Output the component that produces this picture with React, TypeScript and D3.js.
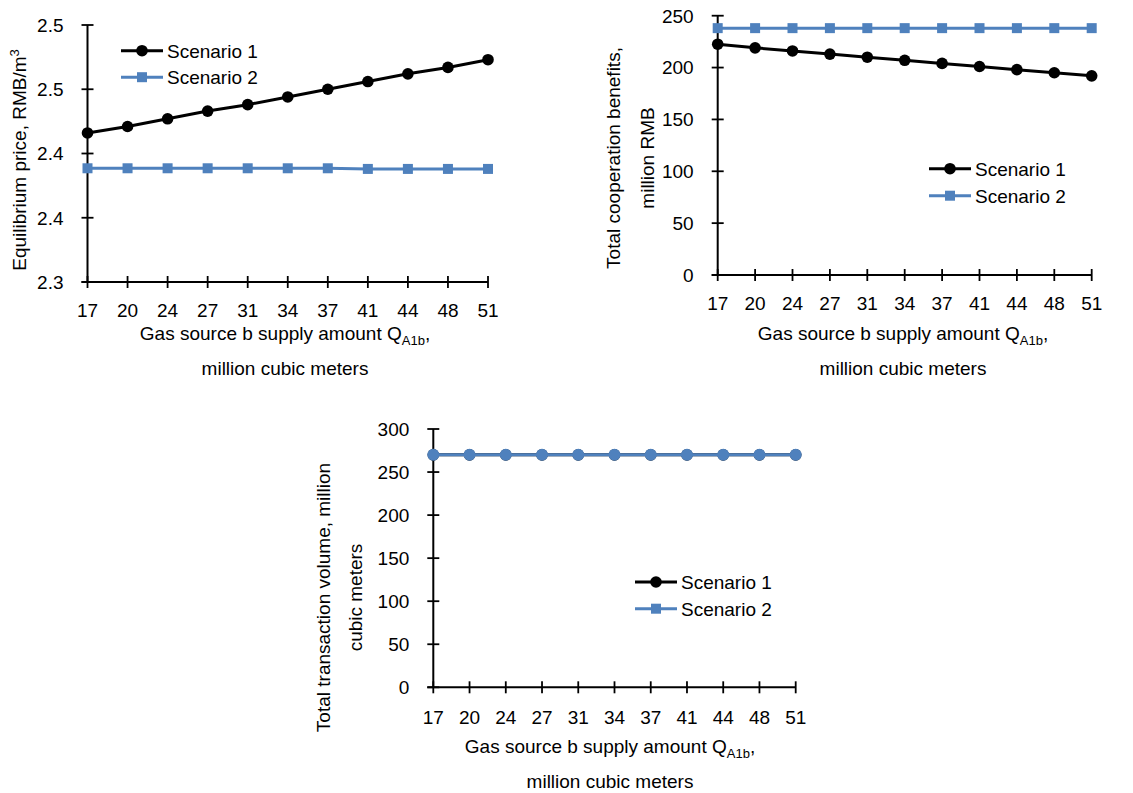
import React from "react";
import * as d3 from "d3";

const categories = ["17", "20", "24", "27", "31", "34", "37", "41", "44", "48", "51"];

const priceS1 = [2.416, 2.421, 2.427, 2.433, 2.438, 2.444, 2.45, 2.456, 2.462, 2.467, 2.473];
const priceS2 = [2.3885, 2.3885, 2.3885, 2.3885, 2.3885, 2.3885, 2.3885, 2.388, 2.388, 2.388, 2.388];
const priceTicks = [2.3, 2.35, 2.4, 2.45, 2.5];
const priceTickLabels = ["2.3", "2.4", "2.4", "2.5", "2.5"];

const benefitS1 = [222.5, 219, 216, 213, 210, 207, 204, 201, 198, 195, 192];
const benefitS2 = [238, 238, 238, 238, 238, 238, 238, 238, 238, 238, 238];
const benefitTicks = [0, 50, 100, 150, 200, 250];
const benefitTickLabels = ["0", "50", "100", "150", "200", "250"];

const volumeS1 = [270, 270, 270, 270, 270, 270, 270, 270, 270, 270, 270];
const volumeS2 = [270, 270, 270, 270, 270, 270, 270, 270, 270, 270, 270];
const volumeTicks = [0, 50, 100, 150, 200, 250, 300];
const volumeTickLabels = ["0", "50", "100", "150", "200", "250", "300"];

const seriesNames = ["Scenario 1", "Scenario 2"];

const BLUE = "#4F81BD";
const FONT = "'Liberation Sans', Arial, Helvetica, sans-serif";
const FS = 19;

type PanelProps = {
  x0: number;
  x1: number;
  yTop: number;
  yBottom: number;
  domain: [number, number];
  ticks: number[];
  tickLabels: string[];
  s1: number[];
  s2: number[];
  xLabelY: number;
  xTitleY1: number;
  xTitleY2: number;
  xTitleCx: number;
  yTitleLines: { x: number; content: React.ReactNode }[];
  yTitleCy: number;
  legendX: number;
  legendY: number;
  legendGap: number;
  s2Circle?: boolean;
};

function Panel(p: PanelProps) {
  const x = d3.scalePoint<string>().domain(categories).range([p.x0, p.x1]);
  const y = d3.scaleLinear().domain(p.domain).range([p.yBottom, p.yTop]);
  const line = d3
    .line<number>()
    .x((_, i) => x(categories[i]) as number)
    .y((d) => y(d));
  const axisX = p.x0;
  const tickLen = 6;
  return (
    <g fontFamily={FONT} fontSize={FS} fill="#000">
      {/* y axis */}
      <line x1={axisX} x2={axisX} y1={y(p.domain[1])} y2={y(p.domain[0])} stroke="#000" strokeWidth={2} />
      {p.ticks.map((t, i) => (
        <g key={"yt" + i}>
          <line x1={axisX - tickLen} x2={axisX + tickLen} y1={y(t)} y2={y(t)} stroke="#000" strokeWidth={1.8} />
          <text x={axisX - 24} y={y(t)} dy="0.36em" textAnchor="end">
            {p.tickLabels[i]}
          </text>
        </g>
      ))}
      {/* x axis */}
      <line x1={axisX - tickLen} x2={p.x1} y1={p.yBottom} y2={p.yBottom} stroke="#000" strokeWidth={2} />
      {categories.map((c) => (
        <g key={"xt" + c}>
          <line x1={x(c)} x2={x(c)} y1={p.yBottom - tickLen} y2={p.yBottom + tickLen} stroke="#000" strokeWidth={1.8} />
          <text x={x(c)} y={p.xLabelY} textAnchor="middle">
            {c}
          </text>
        </g>
      ))}
      {/* x title */}
      <text x={p.xTitleCx} y={p.xTitleY1} textAnchor="middle">
        Gas source b supply amount Q
        <tspan fontSize={13} dy="5">A1b</tspan>
        <tspan dy="-5">,</tspan>
      </text>
      <text x={p.xTitleCx} y={p.xTitleY2} textAnchor="middle">
        million cubic meters
      </text>
      {/* y title */}
      {p.yTitleLines.map((l, i) => (
        <text
          key={"ytl" + i}
          transform={`translate(${l.x},${p.yTitleCy}) rotate(-90)`}
          textAnchor="middle"
          dy="0.36em"
        >
          {l.content}
        </text>
      ))}
      {/* series 1 */}
      <path d={line(p.s1) || ""} fill="none" stroke="#000" strokeWidth={3} />
      {p.s1.map((v, i) => (
        <circle key={"c1" + i} cx={x(categories[i])} cy={y(v)} r={5.8} fill="#000" />
      ))}
      {/* series 2 */}
      <path d={line(p.s2) || ""} fill="none" stroke={BLUE} strokeWidth={3} />
      {p.s2.map((v, i) =>
        p.s2Circle ? (
          <circle key={"c2" + i} cx={x(categories[i])} cy={y(v)} r={6} fill={BLUE} />
        ) : (
          <rect key={"s2" + i} x={(x(categories[i]) as number) - 5} y={y(v) - 5} width={10} height={10} fill={BLUE} />
        )
      )}
      {/* legend */}
      {seriesNames.map((name, i) => {
        const ly = p.legendY + i * p.legendGap;
        const color = i === 0 ? "#000" : BLUE;
        const lx = p.legendX;
        return (
          <g key={"lg" + i}>
            <line x1={lx} x2={lx + 42} y1={ly} y2={ly} stroke={color} strokeWidth={3} />
            {i === 0 ? (
              <circle cx={lx + 21} cy={ly} r={5.8} fill={color} />
            ) : (
              <rect x={lx + 16} y={ly - 5} width={10} height={10} fill={color} />
            )}
            <text x={lx + 46} y={ly} dy="0.36em">
              {name}
            </text>
          </g>
        );
      })}
    </g>
  );
}

export default function App() {
  return (
    <svg
      width={1133}
      height={793}
      style={{ position: "absolute", left: 0, top: 0, background: "#fff" }}
    >
      <rect width={1133} height={793} fill="#fff" />
      <Panel
        x0={87.5}
        x1={488}
        yTop={25}
        yBottom={282}
        domain={[2.3, 2.5]}
        ticks={priceTicks}
        tickLabels={priceTickLabels}
        s1={priceS1}
        s2={priceS2}
        xLabelY={317}
        xTitleY1={340}
        xTitleY2={375}
        xTitleCx={285}
        yTitleCy={160}
        yTitleLines={[
          {
            x: 19,
            content: (
              <>
                Equilibrium price, RMB/m
                <tspan fontSize={13} dy="-7">3</tspan>
              </>
            ),
          },
        ]}
        legendX={121}
        legendY={50.7}
        legendGap={26.5}
      />
      <Panel
        x0={717.7}
        x1={1091.7}
        yTop={15.7}
        yBottom={275}
        domain={[0, 250]}
        ticks={benefitTicks}
        tickLabels={benefitTickLabels}
        s1={benefitS1}
        s2={benefitS2}
        xLabelY={310}
        xTitleY1={340}
        xTitleY2={375}
        xTitleCx={903}
        yTitleCy={158}
        yTitleLines={[
          { x: 613, content: "Total cooperation benefits," },
          { x: 647, content: "million RMB" },
        ]}
        legendX={929}
        legendY={168.7}
        legendGap={27}
      />
      <Panel
        x0={433.3}
        x1={795.7}
        yTop={429}
        yBottom={687.3}
        domain={[0, 300]}
        ticks={volumeTicks}
        tickLabels={volumeTickLabels}
        s1={volumeS1}
        s2={volumeS2}
        xLabelY={724}
        xTitleY1={753}
        xTitleY2={788}
        xTitleCx={610}
        yTitleCy={597.5}
        yTitleLines={[
          { x: 323, content: "Total transaction volume, million" },
          { x: 355, content: "cubic meters" },
        ]}
        legendX={635}
        legendY={582}
        legendGap={26.7}
        s2Circle
      />
    </svg>
  );
}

Stated goal> Reproduce the material in full, word for word, and omit the pictures.

Finished exercise>
Output the component that produces this picture with React, TypeScript and D3.js.
import React from "react";
import * as d3 from "d3";

const categories = ["17", "20", "24", "27", "31", "34", "37", "41", "44", "48", "51"];

const priceS1 = [2.416, 2.421, 2.427, 2.433, 2.438, 2.444, 2.45, 2.456, 2.462, 2.467, 2.473];
const priceS2 = [2.3885, 2.3885, 2.3885, 2.3885, 2.3885, 2.3885, 2.3885, 2.388, 2.388, 2.388, 2.388];
const priceTicks = [2.3, 2.35, 2.4, 2.45, 2.5];
const priceTickLabels = ["2.3", "2.4", "2.4", "2.5", "2.5"];

const benefitS1 = [222.5, 219, 216, 213, 210, 207, 204, 201, 198, 195, 192];
const benefitS2 = [238, 238, 238, 238, 238, 238, 238, 238, 238, 238, 238];
const benefitTicks = [0, 50, 100, 150, 200, 250];
const benefitTickLabels = ["0", "50", "100", "150", "200", "250"];

const volumeS1 = [270, 270, 270, 270, 270, 270, 270, 270, 270, 270, 270];
const volumeS2 = [270, 270, 270, 270, 270, 270, 270, 270, 270, 270, 270];
const volumeTicks = [0, 50, 100, 150, 200, 250, 300];
const volumeTickLabels = ["0", "50", "100", "150", "200", "250", "300"];

const seriesNames = ["Scenario 1", "Scenario 2"];

const BLUE = "#4F81BD";
const FONT = "'Liberation Sans', Arial, Helvetica, sans-serif";
const FS = 19;

type PanelProps = {
  x0: number;
  x1: number;
  yTop: number;
  yBottom: number;
  domain: [number, number];
  ticks: number[];
  tickLabels: string[];
  s1: number[];
  s2: number[];
  xLabelY: number;
  xTitleY1: number;
  xTitleY2: number;
  xTitleCx: number;
  yTitleLines: { x: number; content: React.ReactNode }[];
  yTitleCy: number;
  legendX: number;
  legendY: number;
  legendGap: number;
  s2Circle?: boolean;
};

function Panel(p: PanelProps) {
  const x = d3.scalePoint<string>().domain(categories).range([p.x0, p.x1]);
  const y = d3.scaleLinear().domain(p.domain).range([p.yBottom, p.yTop]);
  const line = d3
    .line<number>()
    .x((_, i) => x(categories[i]) as number)
    .y((d) => y(d));
  const axisX = p.x0;
  const tickLen = 6;
  return (
    <g fontFamily={FONT} fontSize={FS} fill="#000">
      {/* y axis */}
      <line x1={axisX} x2={axisX} y1={y(p.domain[1])} y2={y(p.domain[0])} stroke="#000" strokeWidth={2} />
      {p.ticks.map((t, i) => (
        <g key={"yt" + i}>
          <line x1={axisX - tickLen} x2={axisX + tickLen} y1={y(t)} y2={y(t)} stroke="#000" strokeWidth={1.8} />
          <text x={axisX - 24} y={y(t)} dy="0.36em" textAnchor="end">
            {p.tickLabels[i]}
          </text>
        </g>
      ))}
      {/* x axis */}
      <line x1={axisX - tickLen} x2={p.x1} y1={p.yBottom} y2={p.yBottom} stroke="#000" strokeWidth={2} />
      {categories.map((c) => (
        <g key={"xt" + c}>
          <line x1={x(c)} x2={x(c)} y1={p.yBottom - tickLen} y2={p.yBottom + tickLen} stroke="#000" strokeWidth={1.8} />
          <text x={x(c)} y={p.xLabelY} textAnchor="middle">
            {c}
          </text>
        </g>
      ))}
      {/* x title */}
      <text x={p.xTitleCx} y={p.xTitleY1} textAnchor="middle">
        Gas source b supply amount Q
        <tspan fontSize={13} dy="5">A1b</tspan>
        <tspan dy="-5">,</tspan>
      </text>
      <text x={p.xTitleCx} y={p.xTitleY2} textAnchor="middle">
        million cubic meters
      </text>
      {/* y title */}
      {p.yTitleLines.map((l, i) => (
        <text
          key={"ytl" + i}
          transform={`translate(${l.x},${p.yTitleCy}) rotate(-90)`}
          textAnchor="middle"
          dy="0.36em"
        >
          {l.content}
        </text>
      ))}
      {/* series 1 */}
      <path d={line(p.s1) || ""} fill="none" stroke="#000" strokeWidth={3} />
      {p.s1.map((v, i) => (
        <circle key={"c1" + i} cx={x(categories[i])} cy={y(v)} r={5.8} fill="#000" />
      ))}
      {/* series 2 */}
      <path d={line(p.s2) || ""} fill="none" stroke={BLUE} strokeWidth={3} />
      {p.s2.map((v, i) =>
        p.s2Circle ? (
          <circle key={"c2" + i} cx={x(categories[i])} cy={y(v)} r={6} fill={BLUE} />
        ) : (
          <rect key={"s2" + i} x={(x(categories[i]) as number) - 5} y={y(v) - 5} width={10} height={10} fill={BLUE} />
        )
      )}
      {/* legend */}
      {seriesNames.map((name, i) => {
        const ly = p.legendY + i * p.legendGap;
        const color = i === 0 ? "#000" : BLUE;
        const lx = p.legendX;
        return (
          <g key={"lg" + i}>
            <line x1={lx} x2={lx + 42} y1={ly} y2={ly} stroke={color} strokeWidth={3} />
            {i === 0 ? (
              <circle cx={lx + 21} cy={ly} r={5.8} fill={color} />
            ) : (
              <rect x={lx + 16} y={ly - 5} width={10} height={10} fill={color} />
            )}
            <text x={lx + 46} y={ly} dy="0.36em">
              {name}
            </text>
          </g>
        );
      })}
    </g>
  );
}

export default function App() {
  return (
    <svg
      width={1133}
      height={793}
      style={{ position: "absolute", left: 0, top: 0, background: "#fff" }}
    >
      <rect width={1133} height={793} fill="#fff" />
      <Panel
        x0={87.5}
        x1={488}
        yTop={25}
        yBottom={282}
        domain={[2.3, 2.5]}
        ticks={priceTicks}
        tickLabels={priceTickLabels}
        s1={priceS1}
        s2={priceS2}
        xLabelY={317}
        xTitleY1={340}
        xTitleY2={375}
        xTitleCx={285}
        yTitleCy={160}
        yTitleLines={[
          {
            x: 19,
            content: (
              <>
                Equilibrium price, RMB/m
                <tspan fontSize={13} dy="-7">3</tspan>
              </>
            ),
          },
        ]}
        legendX={121}
        legendY={50.7}
        legendGap={26.5}
      />
      <Panel
        x0={717.7}
        x1={1091.7}
        yTop={15.7}
        yBottom={275}
        domain={[0, 250]}
        ticks={benefitTicks}
        tickLabels={benefitTickLabels}
        s1={benefitS1}
        s2={benefitS2}
        xLabelY={310}
        xTitleY1={340}
        xTitleY2={375}
        xTitleCx={903}
        yTitleCy={158}
        yTitleLines={[
          { x: 613, content: "Total cooperation benefits," },
          { x: 647, content: "million RMB" },
        ]}
        legendX={929}
        legendY={168.7}
        legendGap={27}
      />
      <Panel
        x0={433.3}
        x1={795.7}
        yTop={429}
        yBottom={687.3}
        domain={[0, 300]}
        ticks={volumeTicks}
        tickLabels={volumeTickLabels}
        s1={volumeS1}
        s2={volumeS2}
        xLabelY={724}
        xTitleY1={753}
        xTitleY2={788}
        xTitleCx={610}
        yTitleCy={597.5}
        yTitleLines={[
          { x: 323, content: "Total transaction volume, million" },
          { x: 355, content: "cubic meters" },
        ]}
        legendX={635}
        legendY={582}
        legendGap={26.7}
        s2Circle
      />
    </svg>
  );
}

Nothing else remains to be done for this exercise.